A third participant, Patrick Lau Sau-shing, a former lawmaker, said Mr. Xi emphasized the importance of adhering to the Basic Law. Beijing considers the planned Occupy Central protests illegal and says that open nominations for chief executive would violate the Basic Law.
The meeting on Monday came as trust in the central government in Beijing among the territory’s 7.2 million people has fallen to its lowest point since February 1997, months before the transfer of sovereignty, according to a new poll. The poll, released Tuesday by Hong Kong University and conducted by telephone from Sept. 4 to 11, also showed that trust in Hong Kong’s own, pro-Beijing government had fallen to the lowest point in more than a decade.
Mr. Xi’s decision to meet with the business elite appeared to reflect a recognition of Hong Kong’s financial importance to China, as well as to signal that China’s Communist leadership was allied with business. In the official group photograph of the meeting, Mr. Xi was placed next to Li Ka-shing, head of Cheung Kong Holdings and Asia’s wealthiest man, with a fortune of $30.7 billion, according to Bloomberg.
Other Hong Kong executives attending the meeting included the Henderson Land Development chairman, Lee Shau-kee, and the Wharf Holdings chairman, Peter Woo Kwong-ching. Tung Chee-hwa, Hong Kong’s first chief executive after the 1997 handover, also attended.
Mr. Xi directly urged the business leaders to “resolutely oppose words and actions that would violate the Basic Law and harm rule of law in Hong Kong,” one participant, Chan Wing-kee, president of the Chinese Manufacturers’ Association of Hong Kong, told the pro-Beijing newspaper Ta Kung Pao.

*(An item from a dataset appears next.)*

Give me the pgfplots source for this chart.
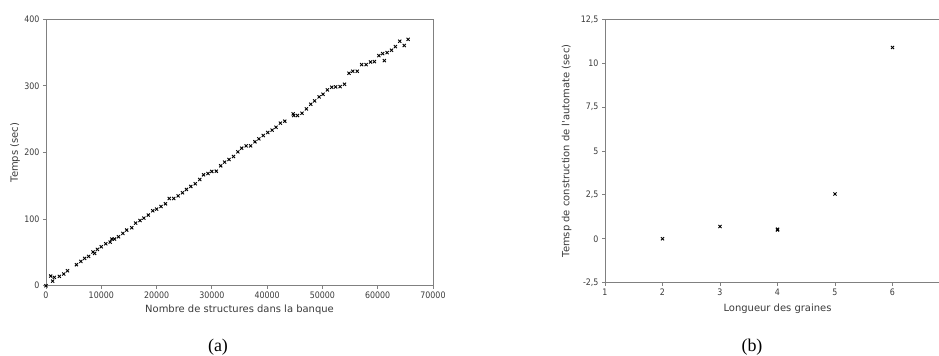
\documentclass[border=0pt]{standalone}
\usepackage{pgfplots}
\pgfplotsset{compat=1.18}
\usepackage{fontspec}
\setmainfont{Liberation Serif}
\newfontfamily\axfont{DejaVu Sans}
\newfontfamily\tkfont[FakeStretch=0.88]{DejaVu Sans}
\definecolor{axgray}{HTML}{808080}
\definecolor{txtgray}{HTML}{3A3A3A}
\begin{document}
\begin{tikzpicture}
\useasboundingbox (0bp,0bp) rectangle (939bp,356bp);
\pgfplotsset{
  myaxis/.style={
    scale only axis,
    axis line style={axgray, line width=0.9bp},
    tick style={axgray, line width=0.8bp},
    major tick length=3bp,
    tick align=outside,
    tick pos=left,
    every tick label/.append style={font=\tkfont\fontsize{9}{10}\selectfont, text=txtgray},
    label style={font=\axfont\fontsize{10}{11}\selectfont, text=txtgray},
    /pgf/number format/assume math mode=true,
    clip=false,
  }
}
\begin{axis}[myaxis,
  at={(46bp,70.3bp)}, anchor=south west,
  width=387bp, height=266.4bp,
  xmin=0, xmax=70000, ymin=0, ymax=400,
  xtick={0,10000,...,70000}, ytick={0,100,...,400},
  scaled x ticks=false,
  /pgf/number format/1000 sep={},
  xlabel={Nombre de structures dans la banque},
  ylabel={Temps (sec)},
  xlabel style={at={(axis description cs:0.5,-0.09)}, anchor=center},
  ylabel style={at={(axis description cs:-0.080,0.5)}, anchor=center},
]
\addplot[only marks, mark=x, mark size=2.2bp, black, line width=0.9bp] coordinates {
(0,0) (845,14.5) (1200,7) (1500,12.5) (2400,14) (3200,17.5) (3900,22.5)
(5500,31.5) (6300,36.5) (7000,41) (7700,44) (8500,50.5) (8800,48.5) (9300,54.5)
(10000,58.5) (10800,63) (11600,65.5) (11900,70) (12400,70) (13100,73.5) (13900,78.5)
(14600,83.5) (15500,87) (16200,94) (17000,98) (17700,101.5) (18500,106) (19300,112.5)
(20000,115) (20800,119) (21600,123) (22300,131) (23100,131) (23900,135) (24700,139.5)
(25400,144.5) (26200,149) (27000,153) (27800,159.5) (28500,166.5) (29300,168.5)
(30000,171.5) (30800,172) (31600,180) (32300,185.5) (33100,189.5) (33900,194)
(34700,201) (35400,206.5) (36200,210) (37000,210) (37800,216) (38500,220.5)
(39300,225.5) (40100,230) (40900,233.5) (41600,238) (42400,244) (43200,247)
(44700,258) (44800,255.5) (45500,255.5) (46300,259) (47100,265.5) (47900,272.5)
(48600,277.5) (49400,283.5) (50100,287.5) (50900,294) (51700,298) (52400,298.5)
(53200,299) (54000,302.5) (54800,319) (55500,322) (56300,322) (57100,332)
(57900,332) (58700,336) (59400,336.5) (60200,345.5) (60900,348.5) (61200,338)
(61700,350) (62500,353.5) (63200,359) (64000,367) (64800,360.5) (65500,370)
};
\end{axis}
\begin{axis}[myaxis,
  at={(605bp,73.3bp)}, anchor=south west,
  width=345bp, height=263.4bp,
  xmin=1, xmax=7, ymin=-2.5, ymax=12.5,
  xtick={1,2,...,6}, ytick={-2.5,0,2.5,5,7.5,10,12.5},
  /pgf/number format/use comma,
  xlabel={Longueur des graines},
  ylabel={Temsp de construction de l'automate (sec)},
  xlabel style={at={(axis description cs:0.5,-0.10)}, anchor=center},
  ylabel style={at={(axis description cs:-0.111,0.5)}, anchor=center},
]
\addplot[only marks, mark=x, mark size=2.2bp, black, line width=0.9bp] coordinates {
(2,0) (3,0.7) (4,0.55) (4,0.5) (5,2.55) (6,10.9)
};
\end{axis}
\node[font=\fontsize{18}{20}\selectfont] at (218bp,9bp) {(a)};
\node[font=\fontsize{18}{20}\selectfont] at (752bp,9bp) {(b)};
\end{tikzpicture}
\end{document}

The meeting highlighted a transformation in the Communist Party’s relationship with Hong Kong. Where once its supporters helped organize workers and strikes, it now openly courts the city’s business elite. Last month Wang Zhenmin, a top Chinese academic who works closely with the government to create policy on Hong Kong, went as far as to say that democracy in Hong Kong had to be limited to protect the interests of the wealthy.
“One of the reasons people say they’re fighting for democracy is because they really feel that Hong Kong politics is run in the interest of the tycoons and the wealthy people,” said David Zweig, the director of the Center on China’s Transnational Relations at the Hong Kong University of Science and Technology. “Here the students are out there fighting for democracy, and here is the mainland reinforcing the perception that this is rich man’s politics.”
Both Ms. Chan and Mr. Lam said that Mr. Xi emphasized to the Hong Kong business leaders that the “one country, two systems” principle that allows Hong Kong to enjoy civil liberties unheard of in the mainland was a two-way street, and that Hong Kong’s people had to formulate policies that took into account the fact that Hong Kong was part of China.
“The two systems derive from one country,” Ms. Chan said. “We have to face the reality that Hong Kong is part of China.”